From 077ad4bd76b12cd4144e40ef5fba3f49528fa5e4 Mon Sep 17 00:00:00 2001
From: Heikki Linnakangas <heikki.linnakangas@iki.fi>
Date: Fri, 16 Aug 2024 14:45:37 +0300
Subject: [PATCH] Relax fsyncing at end of a bulk load that was not WAL-logged

And improve the comments.

Backpatch to v17 where this was introduced.

Reviewed-by: Noah Misch
Discussion: https://www.postgresql.org/message-id/cac7d1b6-8358-40be-af0b-21bc9b27d34c@iki.fi
---
 src/backend/storage/smgr/bulk_write.c | 72 +++++++++++++++++++++++----
 1 file changed, 61 insertions(+), 11 deletions(-)

diff --git a/src/backend/storage/smgr/bulk_write.c b/src/backend/storage/smgr/bulk_write.c
index 4a10ece4c39..1a5f3ce96e1 100644
--- a/src/backend/storage/smgr/bulk_write.c
+++ b/src/backend/storage/smgr/bulk_write.c
@@ -132,19 +132,69 @@ smgr_bulk_finish(BulkWriteState *bulkstate)
 	smgr_bulk_flush(bulkstate);
 
 	/*
-	 * When we wrote out the pages, we passed skipFsync=true to avoid the
-	 * overhead of registering all the writes with the checkpointer.  Register
-	 * the whole relation now.
-	 *
-	 * There is one hole in that idea: If a checkpoint occurred while we were
-	 * writing the pages, it already missed fsyncing the pages we had written
-	 * before the checkpoint started.  A crash later on would replay the WAL
-	 * starting from the checkpoint, therefore it wouldn't replay our earlier
-	 * WAL records.  So if a checkpoint started after the bulk write, fsync
-	 * the files now.
+	 * Fsync the relation, or register it for the next checkpoint, if
+	 * necessary.
 	 */
-	if (!SmgrIsTemp(bulkstate->smgr))
+	if (SmgrIsTemp(bulkstate->smgr))
 	{
+		/* Temporary relations don't need to be fsync'd, ever */
+	}
+	else if (!bulkstate->use_wal)
+	{
+		/*----------
+		 * This is either an unlogged relation, or a permanent relation but we
+		 * skipped WAL-logging because wal_level=minimal:
+		 *
+		 * A) Unlogged relation
+		 *
+		 *    Unlogged relations will go away on crash, but they need to be
+		 *    fsync'd on a clean shutdown.

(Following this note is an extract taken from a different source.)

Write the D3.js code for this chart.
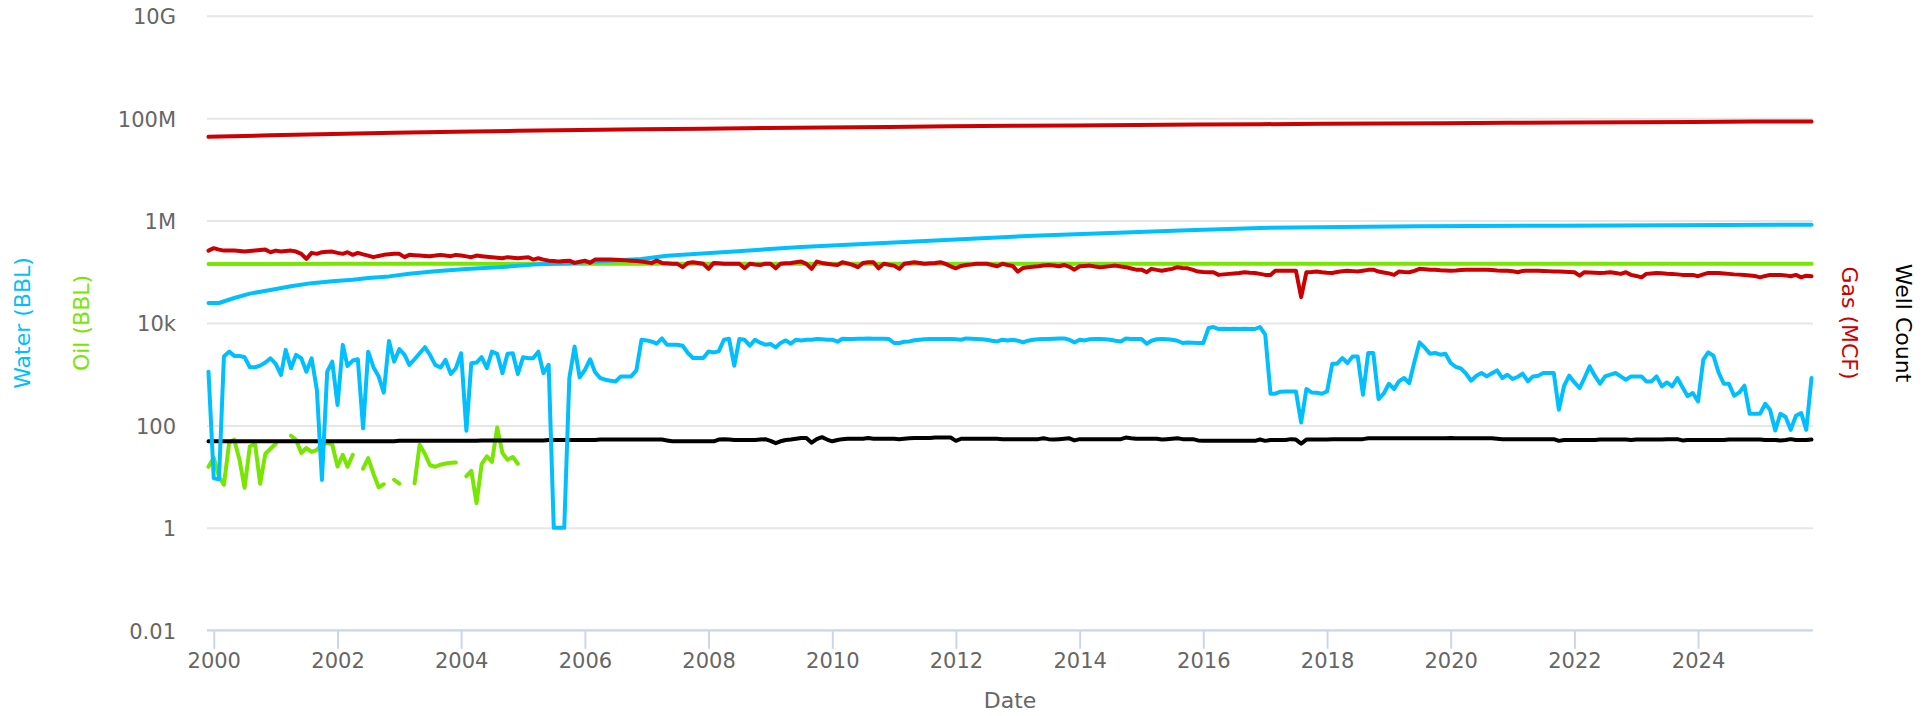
<!DOCTYPE html>
<html><head><meta charset="utf-8">
<script src="https://cdn.jsdelivr.net/npm/d3@7"></script>
<style>
body{margin:0;background:#fff}
svg{display:block}
text{font-family:"DejaVu Sans",sans-serif}
</style>
</head><body>
<svg id="chart" width="1929" height="716"></svg>
<script>
// ---------- DATA ----------
const firstMonth = "1999-12-01";   // monthly series start (Dec 1999 .. Nov 2025)
const lastMonth  = "2025-11-01";

const yTickValues = [0.01, 1, 100, 1e4, 1e6, 1e8, 1e10];
const yTickLabels = ["0.01", "1", "100", "10k", "1M", "100M", "10G"];

const waterMonthly = [
1120,9.3,8.9,2210,2760,2280,2280,2150,1370,1370,
1470,1690,2050,1590,970,2990,1310,2380,2050,1120,
2050,494,8.6,1120,1760,251,3740,1450,1850,1960,
88,2760,1370,900,437,4470,1760,3080,2380,1520,
1960,2570,3370,2380,1520,1350,1900,1010,1310,2570,
79,1640,1690,2150,1310,2760,2500,1050,2500,2570,
1010,2150,2050,2050,2760,1050,1520,1,1,1,
843,3460,870,1210,1960,1110,843,781,746,723,
906,906,906,1186,4719,4572,4312,3942,5003,3769,
3769,3769,3603,2595,2072,2072,2072,2788,2665,2788,
4719,4936,1466,4870,4719,3603,4719,4123,3769,3889,
3338,4068,4572,3942,4719,4572,4719,4719,4870,4826,
4719,4719,4312,4936,4870,4870,4936,4936,5003,4936,
4936,4936,4870,4068,4068,4312,4371,4614,4719,4826,
4870,4870,4870,4870,4870,4826,4719,5003,4936,4870,
4826,4719,4511,4371,4719,4572,4719,4511,4179,4511,
4719,4826,4870,4870,4936,4981,5003,4719,4179,4719,
4572,4826,4870,4870,4826,4719,4511,4371,5003,4870,
4870,4870,3942,4511,4826,4870,4826,4719,4511,4068,
4179,4123,4068,4068,7985,8350,7632,7740,7632,7740,
7632,7740,7632,7632,8350,5908,416,416,455,461,
461,461,114,514,441,435,416,461,1603,1603,
2072,1655,2226,2226,398,2595,2595,328,416,652,
514,723,843,667,1754,4179,3297,2514,2595,2403,
2514,1655,1382,1298,1023,746,935,1055,906,1045,
1186,843,978,806,892,1023,723,906,935,1055,
1055,1055,203,596,935,691,538,843,1420,935,
652,906,978,1055,906,781,906,906,906,723,
723,906,578,691,578,843,557,373,429,294,
1919,2665,2297,1084,652,652,380,441,596,169,
169,169,265,203,80,169,146,82,155,175,
82,843];

const gasMonthly = [
259000,289000,271000,259000,259000,259000,254000,248000,254000,259000,
265000,271000,241000,259000,248000,254000,259000,248000,224000,179000,
234000,224000,241000,245000,248000,234000,224000,241000,214000,234000,
219000,207000,193000,204000,214000,219000,224000,224000,193000,214000,
211000,207000,204000,202000,207000,214000,207000,202000,214000,207000,
200000,193000,207000,202000,197000,193000,188000,184000,193000,188000,
184000,188000,193000,173000,184000,173000,165000,163000,158000,162000,
165000,149000,157000,165000,149000,173000,173000,173000,173000,171000,
169000,167000,165000,162000,158000,154000,149000,165000,149000,146000,
143000,143000,123000,149000,154000,149000,143000,114000,149000,146000,
143000,143000,143000,143000,117000,143000,139000,136000,143000,143000,
117000,143000,146000,149000,154000,158000,143000,114000,158000,149000,
143000,139000,136000,154000,146000,136000,123000,149000,153000,154000,
117000,143000,137000,132000,114000,143000,149000,154000,149000,143000,
146000,149000,154000,143000,128000,117000,130000,136000,139000,143000,
143000,143000,136000,128000,143000,136000,130000,101000,119000,123000,
126000,128000,132000,136000,133000,128000,136000,125000,110000,128000,
130000,132000,127000,123000,126000,129000,132000,127000,123000,116000,
110000,110000,98000,114000,109000,105000,110000,114000,123000,119000,
117000,109000,101000,99000,98000,98000,87000,89000,91000,93000,
95000,98000,96000,95000,91000,87000,87000,105000,105000,105000,
105000,105000,32000,98000,99000,101000,98000,96000,95000,99000,
102000,105000,103000,101000,105000,109000,110000,101000,97000,93000,
87000,101000,99000,98000,104000,114000,112000,110000,109000,107000,
106000,105000,106000,108000,109000,110000,110000,110000,109000,108000,
106000,105000,105000,102000,98000,104000,105000,105000,105000,104000,
103000,101000,101000,100000,99000,98000,84000,98000,97000,96000,
95000,96000,98000,95000,91000,98000,87000,83000,78000,91000,
93000,95000,94000,92000,91000,89000,87000,87000,87000,82000,
89000,95000,95000,95000,93000,91000,89000,88000,87000,85000,
83000,78000,83000,87000,87000,87000,85000,82000,87000,78000,
84000,82000];

// oil was only reported Dec 1999 .. Dec 2004 (null = no report)
const oilMonthly = [
15.6,23.4,10.0,6.95,45.9,52.6,21.4,6.07,38.9,43.9,
7.3,28.0,35.1,43.9,null,null,63,52.6,28.9,36.2,
30.6,33.5,42.0,45.9,42.0,15.8,26.8,15.6,26.8,null,
14.3,23.1,11.4,6.2,7.1,null,8.7,7.3,null,null,
7.4,42.0,28.0,16.7,15.6,17.1,18.1,18.7,18.9,null,
10.2,13.0,3.05,17.5,25.0,19.5,91,28.9,21.4,24.1,
17.9];

const wellCount = [
49,49,49,49,49,49,49,49,49,49,
49,49,49,49,49,49,49,49,49,49,
49,49,49,49,49,49,49,49,49,49,
49,49,49,49,49,49,49,50,50,50,
50,50,50,50,50,50,50,50,50,50,
50,50,50,51,51,51,51,51,51,51,
51,51,51,51,51,51,52,52,52,52,
52,52,52,52,52,52,53,53,53,53,
53,53,53,53,53,53,53,53,53,51,
49,49,49,49,49,49,49,49,49,53,
54,53,52,52,52,52,52,53,54,50,
45,49,52,53,55,57,57,46,54,59,
53,49,52,54,55,55,55,55,57,55,
55,55,55,55,54,55,56,57,57,57,
57,58,58,58,58,50,55,55,55,55,
55,55,55,55,54,54,54,54,54,54,
54,54,56,54,53,54,55,56,51,54,
54,54,54,54,54,54,54,54,58,56,
55,55,55,55,55,53,54,55,56,54,
54,54,51,50,50,50,50,50,50,50,
50,50,50,50,53,50,52,52,52,52,
54,53,44,53,53,53,53,53,54,54,
54,54,54,54,54,56,56,56,56,56,
56,56,56,56,56,56,56,56,56,56,
56,57,56,56,56,56,56,56,56,56,
55,54,54,54,54,54,54,54,54,54,
54,54,50,52,52,52,52,52,52,52,
53,53,53,53,53,53,52,53,53,53,
53,53,53,54,54,54,51,52,52,52,
52,52,52,52,52,53,53,53,53,53,
53,53,52,52,52,51,52,54,52,52,
52,53];

// cumulative series, read at selected months (index from Dec 1999)
const waterCumMonth = [0,2,5,8,12,16,20,24,28,31,35,39,44,50,57,63,67,70,76,84,89,102,115,128,141,160,175,190,204,220,235,262,311];
const waterCumValue = [24600,24600,30800,37500,44000,52000,60000,65000,70000,75700,81300,91800,102000,113000,124000,138000,144000,146000,160000,178000,206000,250000,305000,354000,410000,507000,573000,644000,717000,750000,771000,795000,832000];

const gasCumMonth = [0,12,24,36,48,60,72,84,96,108,120,132,144,156,168,180,192,204,216,228,240,252,264,276,288,300,311];
const gasCumValue = [43.1e6,46.2e6,49.1e6,51.7e6,54.2e6,56.5e6,58.6e6,60.6e6,62.3e6,64.0e6,65.7e6,67.4e6,69.1e6,70.7e6,72.2e6,73.7e6,75.0e6,76.2e6,77.3e6,78.5e6,79.7e6,81.0e6,82.2e6,83.4e6,84.4e6,85.5e6,86.4e6];

const oilCumMonth = [0,12,24,36,48,60,311];
const oilCumValue = [142300,142600,142900,143100,143300,143400,143400];

// ---------- STYLE ----------
const C = {water:"#00bfff", oil:"#77e600", gas:"#cc0000", well:"#000000",
           grid:"#e6e6e6", axis:"#ccd6eb", label:"#666666"};
const plot = {left:207, right:1813, top:15.7, bottom:630.3};

// ---------- SCALES ----------
const parse = d3.utcParse("%Y-%m-%d");
const t0 = parse(firstMonth), t1 = parse(lastMonth);
const x = d3.scaleUtc().domain([t0, t1]).range([208.5, 1811.5]);
const y = d3.scaleLog().domain([0.01, 1e10]).range([plot.bottom, plot.top]);
const monthAt = i => d3.utcMonth.offset(t0, i);

const svg = d3.select("#chart");

// gridlines
svg.append("g").attr("transform", `translate(${plot.left},0)`)
  .call(d3.axisLeft(y).tickValues(yTickValues).tickFormat("").tickSize(-(plot.right-plot.left)).tickSizeOuter(0))
  .call(g => g.select(".domain").remove())
  .call(g => g.selectAll("line").attr("stroke", C.grid).attr("stroke-width", 2));

// y labels
svg.append("g").attr("transform", `translate(${plot.left},0)`)
  .call(d3.axisLeft(y).tickValues(yTickValues).tickFormat((d,i)=>yTickLabels[i]).tickSize(0).tickPadding(31))
  .call(g => g.select(".domain").remove())
  .call(g => g.selectAll("text").attr("fill", C.label).attr("font-size", 21)
        .attr("font-family", "DejaVu Sans").attr("dy", "0.38em"));

// x axis line
svg.append("line").attr("x1", plot.left).attr("x2", plot.right)
  .attr("y1", plot.bottom).attr("y2", plot.bottom)
  .attr("stroke", C.axis).attr("stroke-width", 2);

// x axis ticks + labels
svg.append("g").attr("transform", `translate(0,${plot.bottom})`)
  .call(d3.axisBottom(x).ticks(d3.utcYear.every(2)).tickFormat(d3.utcFormat("%Y")).tickSize(18.5).tickSizeOuter(0).tickPadding(4.6))
  .call(g => g.select(".domain").remove())
  .call(g => g.selectAll("line").attr("stroke", C.axis).attr("stroke-width", 2))
  .call(g => g.selectAll("text").attr("fill", C.label).attr("font-size", 21).attr("font-family", "DejaVu Sans"));

// axis titles
svg.append("text").text("Date").attr("x", (plot.left+plot.right)/2).attr("y", 708)
  .attr("text-anchor","middle").attr("fill", C.label).attr("font-size", 22);
const midY = (plot.top+plot.bottom)/2;
svg.append("text").text("Water (BBL)").attr("transform", `translate(30,${midY}) rotate(-90)`)
  .attr("text-anchor","middle").attr("fill", C.water).attr("font-size", 22);
svg.append("text").text("Oil (BBL)").attr("transform", `translate(89,${midY}) rotate(-90)`)
  .attr("text-anchor","middle").attr("fill", C.oil).attr("font-size", 22);
svg.append("text").text("Gas (MCF)").attr("transform", `translate(1841.5,${midY}) rotate(90)`)
  .attr("text-anchor","middle").attr("fill", C.gas).attr("font-size", 22);
svg.append("text").text("Well Count").attr("transform", `translate(1896,${midY}) rotate(90)`)
  .attr("text-anchor","middle").attr("fill", C.well).attr("font-size", 22);

// ---------- LINES ----------
const line = d3.line().defined(d => d.v != null).x(d => x(d.t)).y(d => y(d.v));
const monthly = arr => arr.map((v,i) => ({t: monthAt(i), v}));
const sparse = (ms, vs) => ms.map((m,i) => ({t: monthAt(m), v: vs[i]}));

const series = [
  {data: sparse(oilCumMonth, oilCumValue), color: C.oil},
  {data: monthly(oilMonthly), color: C.oil},
  {data: monthly(wellCount), color: C.well},
  {data: monthly(waterMonthly), color: C.water},
  {data: sparse(waterCumMonth, waterCumValue), color: C.water},
  {data: monthly(gasMonthly), color: C.gas},
  {data: sparse(gasCumMonth, gasCumValue), color: C.gas}
];
const gL = svg.append("g");
series.forEach(s => {
  gL.append("path").attr("d", line(s.data)).attr("fill","none")
    .attr("stroke", s.color).attr("stroke-width", 4)
    .attr("stroke-linejoin","round").attr("stroke-linecap","round");
});
</script>
</body></html>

It's sufficient to call
+		 *    smgrregistersync(), that ensures that the checkpointer will
+		 *    flush it at the shutdown checkpoint. (It will flush it on the
+		 *    next online checkpoint too, which is not strictly necessary.)
+		 *
+		 *    Note that the init-fork of an unlogged relation is not
+		 *    considered unlogged for our purposes. It's treated like a
+		 *    regular permanent relation. The callers will pass use_wal=true
+		 *    for the init fork.
+		 *
+		 * B) Permanent relation, WAL-logging skipped because wal_level=minimal
+		 *
+		 *    This is a new relation, and we didn't WAL-log the pages as we
+		 *    wrote, but they need to be fsync'd before commit.
+		 *
+		 *    We don't need to do that here, however. The fsync() is done at
+		 *    commit, by smgrDoPendingSyncs() (*).
+		 *
+		 *    (*) smgrDoPendingSyncs() might decide to WAL-log the whole
+		 *    relation at commit instead of fsyncing it, if the relation was
+		 *    very small, but it's smgrDoPendingSyncs() responsibility in any
+		 *    case.
+		 *
+		 * We cannot distinguish the two here, so conservatively assume it's
+		 * an unlogged relation. A permanent relation with wal_level=minimal
+		 * would require no actions, see above.
+		 */
+		smgrregistersync(bulkstate->smgr, bulkstate->forknum);
+	}
+	else
+	{
+		/*
+		 * Permanent relation, WAL-logged normally.
+		 *
+		 * We already WAL-logged all the pages, so they will be replayed from
+		 * WAL on crash. However, when we wrote out the pages, we passed
+		 * skipFsync=true to avoid the overhead of registering all the writes
+		 * with the checkpointer.  Register the whole relation now.
+		 *
+		 * There is one hole in that idea: If a checkpoint occurred while we
+		 * were writing the pages, it already missed fsyncing the pages we had
+		 * written before the checkpoint started.  A crash later on would
+		 * replay the WAL starting from the checkpoint, therefore it wouldn't
+		 * replay our earlier WAL records.  So if a checkpoint started after
+		 * the bulk write, fsync the files now.
+		 */
+
 		/*
 		 * Prevent a checkpoint from starting between the GetRedoRecPtr() and
 		 * smgrregistersync() calls.